[Start Data segment]

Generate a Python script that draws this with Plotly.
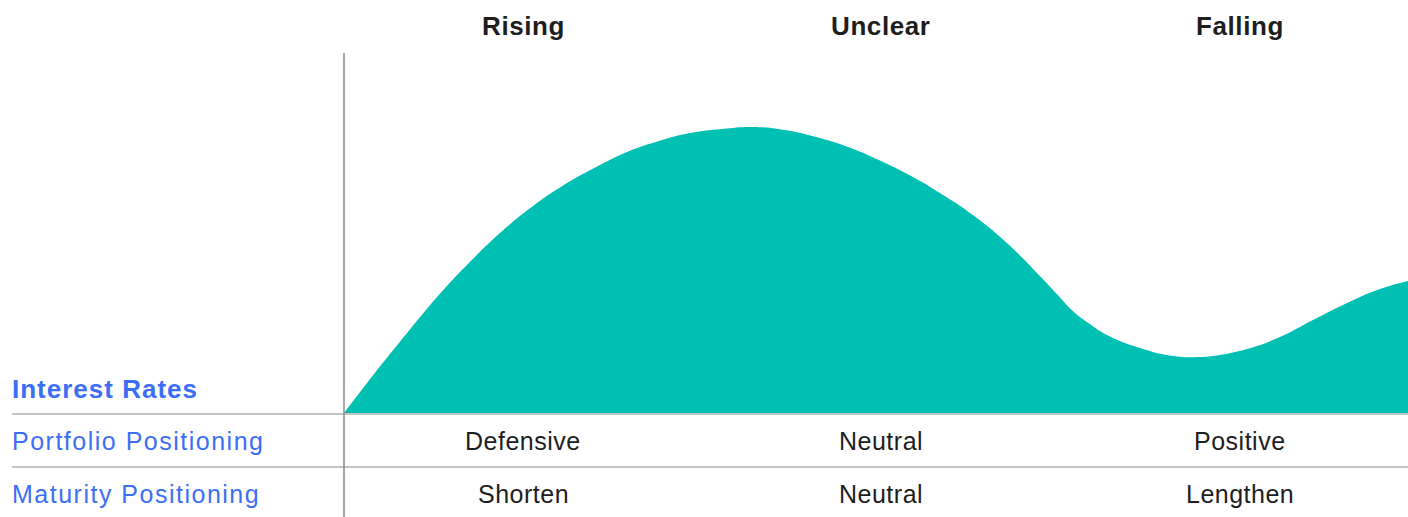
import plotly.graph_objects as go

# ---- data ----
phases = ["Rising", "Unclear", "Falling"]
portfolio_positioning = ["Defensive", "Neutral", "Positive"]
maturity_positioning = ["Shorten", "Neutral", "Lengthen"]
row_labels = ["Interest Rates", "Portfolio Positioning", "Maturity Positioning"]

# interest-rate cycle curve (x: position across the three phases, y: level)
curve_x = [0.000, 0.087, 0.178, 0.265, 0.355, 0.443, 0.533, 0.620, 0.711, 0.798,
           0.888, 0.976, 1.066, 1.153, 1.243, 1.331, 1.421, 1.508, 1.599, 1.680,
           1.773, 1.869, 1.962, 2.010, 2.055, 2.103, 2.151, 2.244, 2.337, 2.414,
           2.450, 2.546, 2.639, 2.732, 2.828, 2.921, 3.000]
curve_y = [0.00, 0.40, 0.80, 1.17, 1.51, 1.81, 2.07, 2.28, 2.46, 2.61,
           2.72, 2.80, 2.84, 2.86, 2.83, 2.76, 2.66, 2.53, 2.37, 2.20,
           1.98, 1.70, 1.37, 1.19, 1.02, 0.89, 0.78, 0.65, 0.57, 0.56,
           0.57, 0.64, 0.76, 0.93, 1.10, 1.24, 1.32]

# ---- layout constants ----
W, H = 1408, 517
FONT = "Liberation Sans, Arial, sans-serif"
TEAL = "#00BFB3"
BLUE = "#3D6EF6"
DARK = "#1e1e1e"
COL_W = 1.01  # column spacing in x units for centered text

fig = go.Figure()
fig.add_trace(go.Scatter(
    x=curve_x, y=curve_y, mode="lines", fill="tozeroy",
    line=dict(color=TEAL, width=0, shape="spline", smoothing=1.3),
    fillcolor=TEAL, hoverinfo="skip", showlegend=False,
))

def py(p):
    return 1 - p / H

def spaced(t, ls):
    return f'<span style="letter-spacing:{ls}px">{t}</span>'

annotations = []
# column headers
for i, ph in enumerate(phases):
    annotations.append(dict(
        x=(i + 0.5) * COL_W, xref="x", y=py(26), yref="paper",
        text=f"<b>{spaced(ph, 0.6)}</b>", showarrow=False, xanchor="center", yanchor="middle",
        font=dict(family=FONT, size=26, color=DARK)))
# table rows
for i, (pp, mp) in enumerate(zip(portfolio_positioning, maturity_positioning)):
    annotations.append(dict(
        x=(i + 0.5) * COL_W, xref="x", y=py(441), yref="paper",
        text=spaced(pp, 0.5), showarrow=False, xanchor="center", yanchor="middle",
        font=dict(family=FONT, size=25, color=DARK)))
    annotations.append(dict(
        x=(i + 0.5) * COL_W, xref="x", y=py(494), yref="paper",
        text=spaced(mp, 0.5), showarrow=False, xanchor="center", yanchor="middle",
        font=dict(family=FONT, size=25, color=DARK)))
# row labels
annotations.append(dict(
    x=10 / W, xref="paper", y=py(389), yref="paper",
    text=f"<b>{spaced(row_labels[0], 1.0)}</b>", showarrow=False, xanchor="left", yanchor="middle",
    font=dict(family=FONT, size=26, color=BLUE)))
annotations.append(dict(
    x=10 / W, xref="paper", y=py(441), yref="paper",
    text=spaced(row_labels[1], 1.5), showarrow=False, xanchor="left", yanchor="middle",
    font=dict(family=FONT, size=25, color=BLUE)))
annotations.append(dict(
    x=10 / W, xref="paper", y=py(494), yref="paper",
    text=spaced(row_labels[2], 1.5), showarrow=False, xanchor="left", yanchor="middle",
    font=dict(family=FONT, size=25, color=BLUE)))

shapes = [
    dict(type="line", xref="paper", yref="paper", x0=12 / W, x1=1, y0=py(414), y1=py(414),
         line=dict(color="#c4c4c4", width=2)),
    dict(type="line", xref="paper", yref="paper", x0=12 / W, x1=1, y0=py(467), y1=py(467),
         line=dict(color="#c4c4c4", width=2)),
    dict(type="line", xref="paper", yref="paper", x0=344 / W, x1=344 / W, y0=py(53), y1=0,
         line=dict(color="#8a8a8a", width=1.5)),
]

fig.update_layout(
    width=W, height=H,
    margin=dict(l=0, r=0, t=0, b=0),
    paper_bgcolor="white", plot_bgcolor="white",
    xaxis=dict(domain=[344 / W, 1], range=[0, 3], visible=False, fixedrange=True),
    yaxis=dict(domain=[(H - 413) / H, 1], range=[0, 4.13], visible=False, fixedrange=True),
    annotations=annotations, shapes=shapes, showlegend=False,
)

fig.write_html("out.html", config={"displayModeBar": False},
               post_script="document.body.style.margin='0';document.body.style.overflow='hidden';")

[End Data segment]

• What you are asked to do:
Write out the listing above exactly as it stands, pictures excluded.

• Response to this exercise:
Generate a Python script that draws this with Plotly.
import plotly.graph_objects as go

# ---- data ----
phases = ["Rising", "Unclear", "Falling"]
portfolio_positioning = ["Defensive", "Neutral", "Positive"]
maturity_positioning = ["Shorten", "Neutral", "Lengthen"]
row_labels = ["Interest Rates", "Portfolio Positioning", "Maturity Positioning"]

# interest-rate cycle curve (x: position across the three phases, y: level)
curve_x = [0.000, 0.087, 0.178, 0.265, 0.355, 0.443, 0.533, 0.620, 0.711, 0.798,
           0.888, 0.976, 1.066, 1.153, 1.243, 1.331, 1.421, 1.508, 1.599, 1.680,
           1.773, 1.869, 1.962, 2.010, 2.055, 2.103, 2.151, 2.244, 2.337, 2.414,
           2.450, 2.546, 2.639, 2.732, 2.828, 2.921, 3.000]
curve_y = [0.00, 0.40, 0.80, 1.17, 1.51, 1.81, 2.07, 2.28, 2.46, 2.61,
           2.72, 2.80, 2.84, 2.86, 2.83, 2.76, 2.66, 2.53, 2.37, 2.20,
           1.98, 1.70, 1.37, 1.19, 1.02, 0.89, 0.78, 0.65, 0.57, 0.56,
           0.57, 0.64, 0.76, 0.93, 1.10, 1.24, 1.32]

# ---- layout constants ----
W, H = 1408, 517
FONT = "Liberation Sans, Arial, sans-serif"
TEAL = "#00BFB3"
BLUE = "#3D6EF6"
DARK = "#1e1e1e"
COL_W = 1.01  # column spacing in x units for centered text

fig = go.Figure()
fig.add_trace(go.Scatter(
    x=curve_x, y=curve_y, mode="lines", fill="tozeroy",
    line=dict(color=TEAL, width=0, shape="spline", smoothing=1.3),
    fillcolor=TEAL, hoverinfo="skip", showlegend=False,
))

def py(p):
    return 1 - p / H

def spaced(t, ls):
    return f'<span style="letter-spacing:{ls}px">{t}</span>'

annotations = []
# column headers
for i, ph in enumerate(phases):
    annotations.append(dict(
        x=(i + 0.5) * COL_W, xref="x", y=py(26), yref="paper",
        text=f"<b>{spaced(ph, 0.6)}</b>", showarrow=False, xanchor="center", yanchor="middle",
        font=dict(family=FONT, size=26, color=DARK)))
# table rows
for i, (pp, mp) in enumerate(zip(portfolio_positioning, maturity_positioning)):
    annotations.append(dict(
        x=(i + 0.5) * COL_W, xref="x", y=py(441), yref="paper",
        text=spaced(pp, 0.5), showarrow=False, xanchor="center", yanchor="middle",
        font=dict(family=FONT, size=25, color=DARK)))
    annotations.append(dict(
        x=(i + 0.5) * COL_W, xref="x", y=py(494), yref="paper",
        text=spaced(mp, 0.5), showarrow=False, xanchor="center", yanchor="middle",
        font=dict(family=FONT, size=25, color=DARK)))
# row labels
annotations.append(dict(
    x=10 / W, xref="paper", y=py(389), yref="paper",
    text=f"<b>{spaced(row_labels[0], 1.0)}</b>", showarrow=False, xanchor="left", yanchor="middle",
    font=dict(family=FONT, size=26, color=BLUE)))
annotations.append(dict(
    x=10 / W, xref="paper", y=py(441), yref="paper",
    text=spaced(row_labels[1], 1.5), showarrow=False, xanchor="left", yanchor="middle",
    font=dict(family=FONT, size=25, color=BLUE)))
annotations.append(dict(
    x=10 / W, xref="paper", y=py(494), yref="paper",
    text=spaced(row_labels[2], 1.5), showarrow=False, xanchor="left", yanchor="middle",
    font=dict(family=FONT, size=25, color=BLUE)))

shapes = [
    dict(type="line", xref="paper", yref="paper", x0=12 / W, x1=1, y0=py(414), y1=py(414),
         line=dict(color="#c4c4c4", width=2)),
    dict(type="line", xref="paper", yref="paper", x0=12 / W, x1=1, y0=py(467), y1=py(467),
         line=dict(color="#c4c4c4", width=2)),
    dict(type="line", xref="paper", yref="paper", x0=344 / W, x1=344 / W, y0=py(53), y1=0,
         line=dict(color="#8a8a8a", width=1.5)),
]

fig.update_layout(
    width=W, height=H,
    margin=dict(l=0, r=0, t=0, b=0),
    paper_bgcolor="white", plot_bgcolor="white",
    xaxis=dict(domain=[344 / W, 1], range=[0, 3], visible=False, fixedrange=True),
    yaxis=dict(domain=[(H - 413) / H, 1], range=[0, 4.13], visible=False, fixedrange=True),
    annotations=annotations, shapes=shapes, showlegend=False,
)

fig.write_html("out.html", config={"displayModeBar": False},
               post_script="document.body.style.margin='0';document.body.style.overflow='hidden';")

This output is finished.